Job: Identify each line holding the string "matplotlib" and copy it.

★ ★ ★ ★ ★ ★ ★

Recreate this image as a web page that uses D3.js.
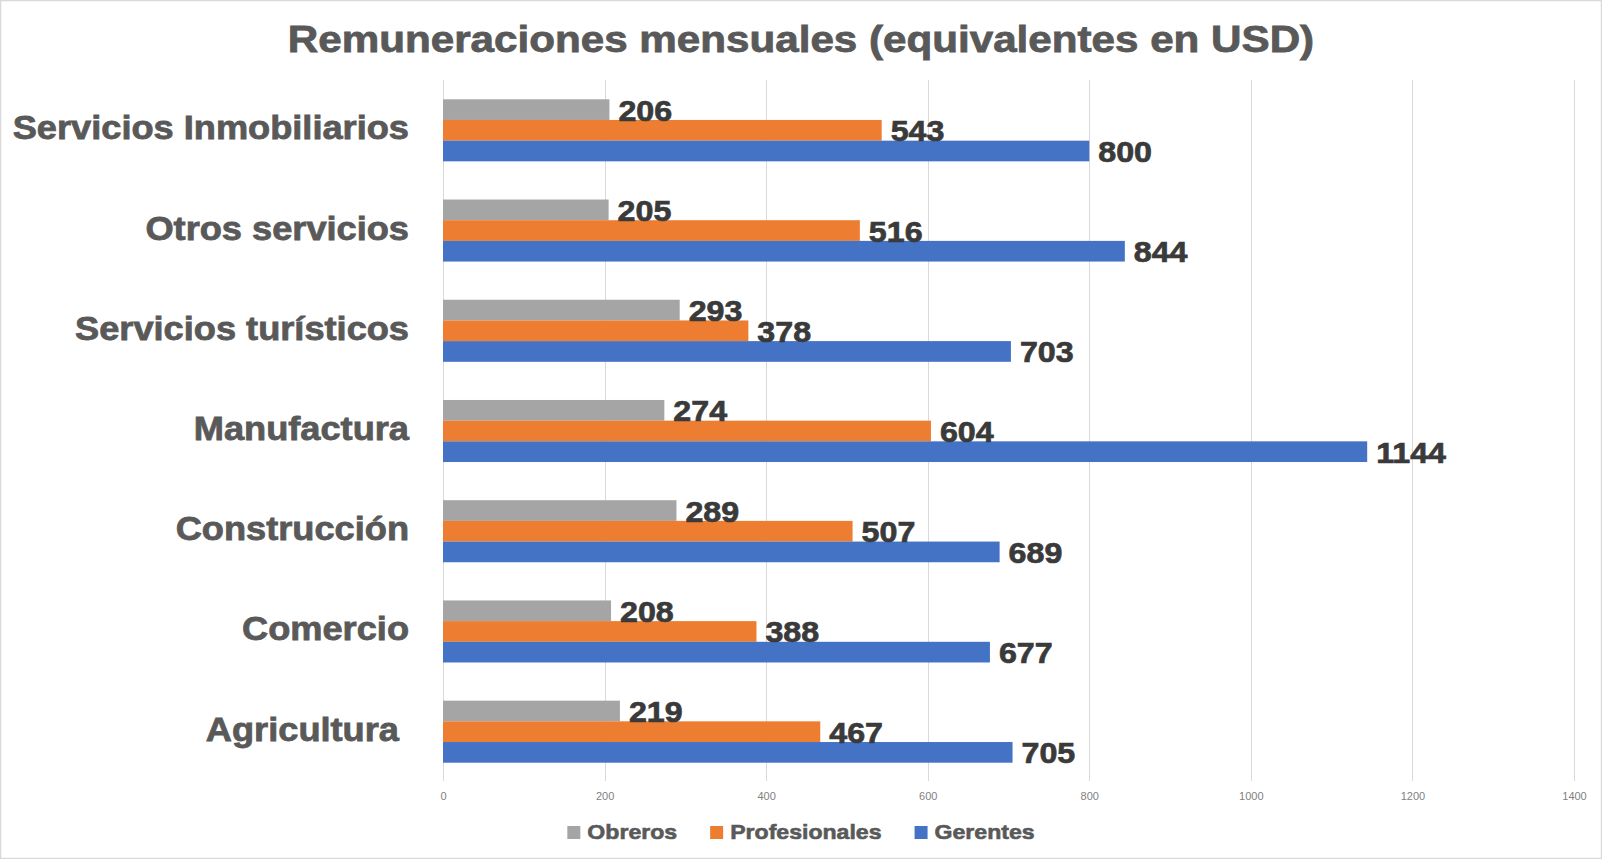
<!DOCTYPE html>
<html>
<head>
<meta charset="utf-8">
<script src="https://cdn.jsdelivr.net/npm/d3@7"></script>
<style>
  html, body { margin: 0; padding: 0; background: #fff; }
  svg { display: block; font-family: "Liberation Sans", Arial, Helvetica, sans-serif; }
</style>
</head>
<body>
<svg id="chart" width="1602" height="859"></svg>
<script>
const title = "Remuneraciones mensuales (equivalentes en USD)";
const categories = ["Servicios Inmobiliarios", "Otros servicios", "Servicios turísticos", "Manufactura", "Construcción", "Comercio", "Agricultura "];
const seriesNames = ["Obreros", "Profesionales", "Gerentes"];
const seriesColors = ["#A5A5A5", "#ED7D31", "#4472C4"];
const obreros = [206, 205, 293, 274, 289, 208, 219];
const profesionales = [543, 516, 378, 604, 507, 388, 467];
const gerentes = [800, 844, 703, 1144, 689, 677, 705];
const tickValues = [0, 200, 400, 600, 800, 1000, 1200, 1400];

const seriesValues = [obreros, profesionales, gerentes];

const W = 1602, H = 859;
const svg = d3.select("#chart");

// outer border
svg.append("rect")
  .attr("x", 0.5).attr("y", 0.5)
  .attr("width", W - 1).attr("height", H - 1)
  .attr("fill", "#fff").attr("stroke", "#D9D9D9").attr("stroke-width", 1.5);

const x = d3.scaleLinear().domain([0, 1400]).range([443, 1574]);
const y = d3.scaleBand().domain(categories).range([80.2, 781.8])
  .paddingInner(0.381).paddingOuter(0.1905);
const ys = d3.scaleBand().domain(seriesNames).range([0, y.bandwidth()]);

// gridlines
svg.append("g").selectAll("line").data(tickValues).join("line")
  .attr("x1", d => Math.round(x(d)) + 0.5).attr("x2", d => Math.round(x(d)) + 0.5)
  .attr("y1", 80).attr("y2", 781)
  .attr("stroke", "#D9D9D9").attr("stroke-width", 1);

// x axis tick labels
const xAxis = d3.axisBottom(x).tickValues(tickValues).tickFormat(d3.format("d")).tickSize(0).tickPadding(0);
const gx = svg.append("g").attr("transform", "translate(0,792)").call(xAxis);
gx.select(".domain").remove();
gx.selectAll("text")
  .attr("font-size", 11).attr("fill", "#7F7F7F")
  .attr("font-family", "'Liberation Sans Narrow', 'Liberation Sans', Arial, sans-serif");

// title (horizontally widened like the original)
svg.append("text")
  .attr("transform", "translate(801,52) scale(1.14,1)")
  .attr("text-anchor", "middle")
  .attr("font-size", 37).attr("font-weight", "bold")
  .attr("fill", "#595959")
  .attr("stroke", "#595959").attr("stroke-width", 0.8)
  .text(title);

// category labels
svg.append("g").selectAll("text").data(categories).join("text")
  .attr("transform", d => `translate(409,${y(d) + y.bandwidth() / 2 + 9}) scale(1.065,1)`)
  .attr("text-anchor", "end")
  .attr("font-size", 34).attr("font-weight", "bold")
  .attr("fill", "#595959")
  .attr("stroke", "#595959").attr("stroke-width", 0.8)
  .style("white-space", "pre")
  .text(d => d);

// bars + labels
const rows = [];
categories.forEach((c, i) => {
  seriesNames.forEach((s, j) => {
    rows.push({ cat: c, series: s, value: seriesValues[j][i], color: seriesColors[j] });
  });
});

svg.append("g").selectAll("rect").data(rows).join("rect")
  .attr("x", x(0))
  .attr("y", d => y(d.cat) + ys(d.series))
  .attr("width", d => x(d.value) - x(0))
  .attr("height", ys.bandwidth())
  .attr("fill", d => d.color);

svg.append("g").selectAll("text").data(rows).join("text")
  .attr("transform", d => `translate(${x(d.value) + 9},${y(d.cat) + ys(d.series) + ys.bandwidth() / 2 + 11}) scale(1.11,1)`)
  .attr("font-size", 29).attr("font-weight", "bold")
  .attr("fill", "#3A3A3A")
  .attr("stroke", "#3A3A3A").attr("stroke-width", 0.7)
  .text(d => d.value);

// legend
const legendScale = 1.10;
const legend = svg.append("g");
const items = legend.selectAll("g").data(seriesNames).join("g");
items.append("rect")
  .attr("width", 13).attr("height", 13)
  .attr("y", -13)
  .attr("fill", (d, i) => seriesColors[i]);
items.append("text")
  .attr("transform", `translate(20,0) scale(${legendScale},1)`)
  .attr("font-size", 21).attr("font-weight", "bold")
  .attr("fill", "#595959")
  .attr("stroke", "#595959").attr("stroke-width", 0.6)
  .text(d => d);
const widths = [];
items.each(function () {
  const w = 20 + legendScale * d3.select(this).select("text").node().getComputedTextLength();
  widths.push(w);
});
const gap = 33;
const total = d3.sum(widths) + gap * (widths.length - 1);
let cur = 801 - total / 2;
items.attr("transform", (d, i) => {
  const t = `translate(${cur},839)`;
  cur += widths[i] + gap;
  return t;
});
</script>
</body>
</html>
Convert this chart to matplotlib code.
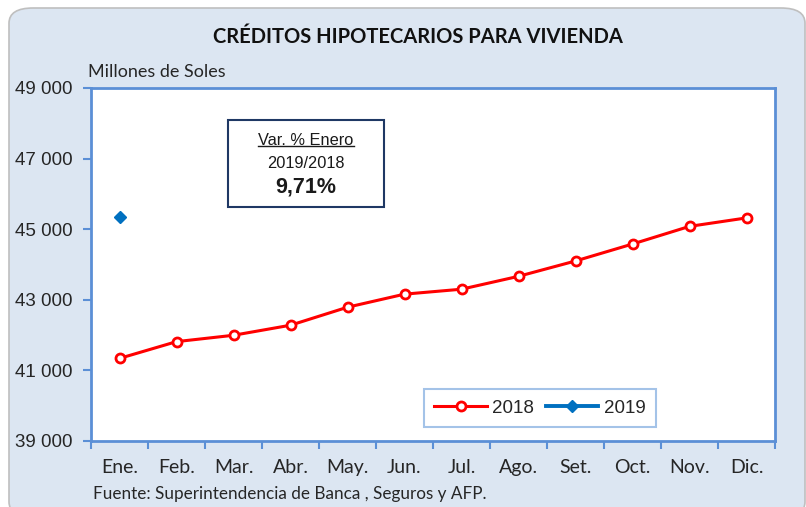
import matplotlib.pyplot as plt
from matplotlib.patches import FancyBboxPatch, Rectangle
from matplotlib.lines import Line2D
from matplotlib.ticker import FuncFormatter, FixedLocator

# Datos (millones de soles)
meses = ["Ene.", "Feb.", "Mar.", "Abr.", "May.", "Jun.", "Jul.", "Ago.", "Set.", "Oct.", "Nov.", "Dic."]
creditos_2018 = [41340, 41815, 41995, 42280, 42790, 43160, 43300, 43665, 44100, 44580, 45080, 45320]
creditos_2019 = [45355]
var_enero = "9,71%"

W, H = 806, 507
fig = plt.figure(figsize=(W / 100, H / 100), dpi=100)
fig.patch.set_facecolor("white")

# fondo redondeado del grafico
panel = FancyBboxPatch((9 / W, -10 / H), (796 / W), (509 / H),
                       boxstyle="round,pad=0,rounding_size=0.03",
                       transform=fig.transFigure, facecolor="#DCE6F2",
                       edgecolor="#BFBFBF", linewidth=1.2, zorder=-1)
fig.patches.append(panel)

ax = fig.add_axes([91 / W, 1 - 441 / H, 684 / W, 353 / H])
ax.set_facecolor("white")

x = list(range(len(meses)))
ax.plot(x, creditos_2018, color="#FF0000", lw=2.2, marker="o", ms=6.5,
        mfc="white", mec="#FF0000", mew=2, label="2018", zorder=3)
ax.plot(x[:len(creditos_2019)], creditos_2019, color="#0070C0", lw=2.8, marker="D",
        ms=6.5, mfc="#0070C0", mec="#0070C0", label="2019", zorder=3)

ax.set_xlim(-0.5, len(meses) - 0.5)
ax.set_ylim(39000, 49000)
ax.set_yticks(range(39000, 49001, 2000))
ax.yaxis.set_major_formatter(FuncFormatter(lambda v, p: f"{int(v):,}".replace(",", " ")))
ax.set_xticks(x)
ax.set_xticklabels(meses, fontfamily="Lato", fontsize=14, color="#262626")
ax.xaxis.set_minor_locator(FixedLocator([i - 0.5 for i in range(len(meses) + 1)]))
ax.tick_params(axis="x", which="major", length=0, pad=13)
ax.tick_params(axis="x", which="minor", length=6, width=1.5, color="#5B8FD6")
ax.tick_params(axis="y", length=6, width=1.5, color="#5B8FD6", labelsize=13.5,
               labelcolor="#262626", pad=7.5)
for lab in ax.get_yticklabels():
    lab.set_fontfamily("Liberation Sans")

for s in ax.spines.values():
    s.set_color("#5B8FD6")
    s.set_linewidth(2)

# titulo y textos
fig.text(418 / W, 1 - 37 / H, "CRÉDITOS HIPOTECARIOS PARA VIVIENDA", ha="center", va="center",
         fontfamily="Lato", fontweight="bold", fontsize=14.5, color="#111111")
fig.text(88 / W, 1 - 72 / H, "Millones de Soles", ha="left", va="center",
         fontfamily="Lato", fontsize=13, color="#262626")
fig.text(93 / W, 1 - 494 / H, "Fuente: Superintendencia de Banca , Seguros y AFP.", ha="left",
         va="center", fontfamily="Lato", fontsize=12.3, color="#262626")

# recuadro de variacion
fig.patches.append(Rectangle((228 / W, 1 - 207 / H), 156 / W, 87 / H, transform=fig.transFigure,
                             facecolor="white", edgecolor="#1F3864", linewidth=1.5, zorder=5))
t1 = fig.text(306 / W, 1 - 140 / H, "Var. % Enero", ha="center", va="center",
              fontfamily="Liberation Sans", fontsize=11.8, color="#1A1A1A", zorder=6)
fig.text(306 / W, 1 - 163 / H, "2019/2018", ha="center", va="center",
         fontfamily="Liberation Sans", fontsize=11.8, color="#1A1A1A", zorder=6)
fig.text(306 / W, 1 - 187 / H, var_enero, ha="center", va="center",
         fontfamily="Liberation Sans", fontweight="bold", fontsize=15.5, color="#1A1A1A", zorder=6)

# subrayado
fig.canvas.draw()
bb = t1.get_window_extent().transformed(fig.transFigure.inverted())
fig.lines.append(Line2D([bb.x0, bb.x1], [bb.y0 + 0.002, bb.y0 + 0.002], transform=fig.transFigure,
                        color="#1A1A1A", lw=1, zorder=7))

leg = ax.legend(loc="lower left", bbox_to_anchor=((424 - 91) / 684, (441 - 427) / 353),
                ncol=2, frameon=True, fancybox=False, prop={"family": "Liberation Sans", "size": 13.5},
                handlelength=2.8, columnspacing=0.6, handletextpad=0.3, borderpad=0.55,
                borderaxespad=0)
leg.get_frame().set_edgecolor("#8EB4E3")
leg.get_frame().set_linewidth(1.5)
for txt in leg.get_texts():
    txt.set_color("#262626")

fig.savefig("out.png", dpi=100)
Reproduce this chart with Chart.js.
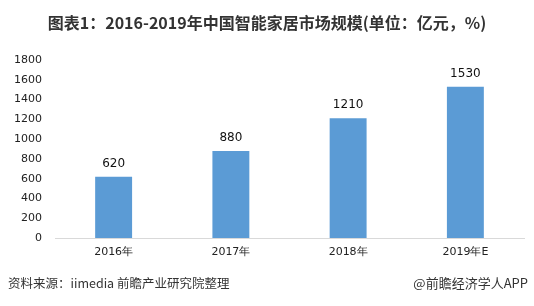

★ ★ ★ ★ ★ ★ ★

Problem solution:
Convert this chart to matplotlib code.
import matplotlib.pyplot as plt
from matplotlib.patches import FancyBboxPatch, Rectangle
from matplotlib.lines import Line2D
from matplotlib.ticker import FuncFormatter, FixedLocator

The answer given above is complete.